Do you tweet? Facebook? Youtube or myspace? These social networking sites have subscriber's numbering in hundreds of millions, and 2009 saw major growth in the use of these sites. Earlier this year, Time magazine included an article on "Five Facebook No-No's for Divorcing Couples" and as more and more people join Facebook and other social networking websites, these No-No's become more and more important to avoid because you don't know who will be reading the things you post.

If you are going through a divorce or preparing to go through a divorce, you are going to want to avoid the following:

  • Showing off - Pictures or discussions of new purchases or vacations are fun, but they might color the court's view of your finances and affect your settlement.
  • Letting it all hang out - If you're in a custody battle, your ex's lawyers would love to present you as the nonnurturing type.
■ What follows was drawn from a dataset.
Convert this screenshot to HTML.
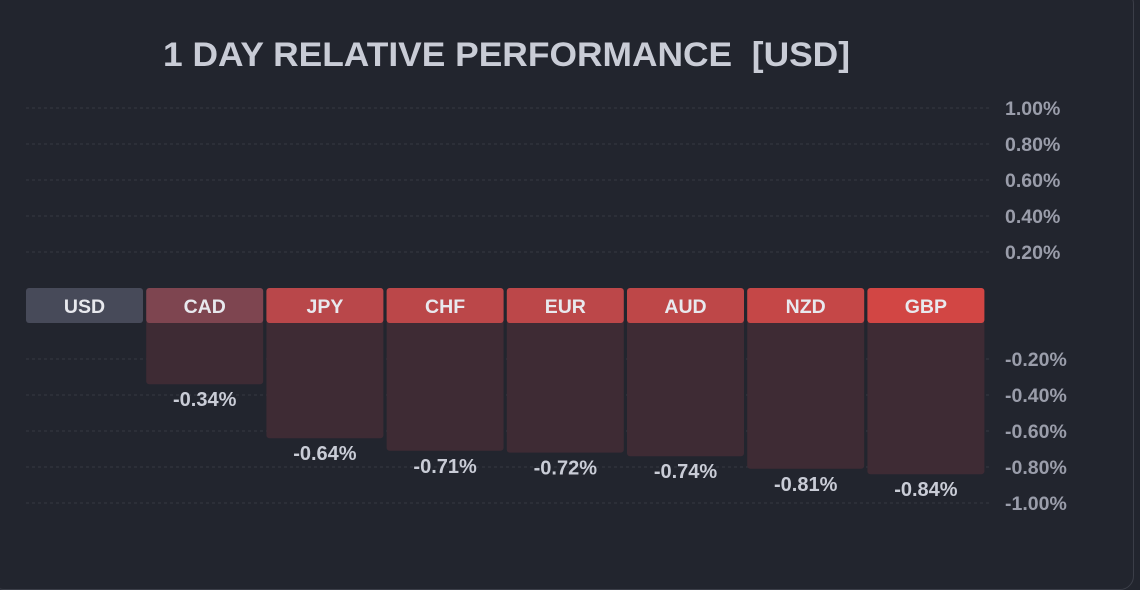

Delete all the crazy party photos.
  • Getting tagged - IIt's not just your page you have to worry about. Make sure your friends' photos of you can't be used against you either.
  • Venting - Don't talk smack about the lawyers, the judge and especially your spouse — on your page or anybody else's. (You think your kids never use a computer?)
  • Cutting off everyone at once - Don't "defriend" in-laws or your ex's friends right away. People need time to adjust. Unless it's really high-conflict. Then go for it.

As you embark upon a divorce or other family law litigation, or any litigation for that matter, it is important that you check your social networking habits and make sure you aren't sabotaging your case. There is a good chance your judge, spouse, and the opposing attorney will be checking your posts.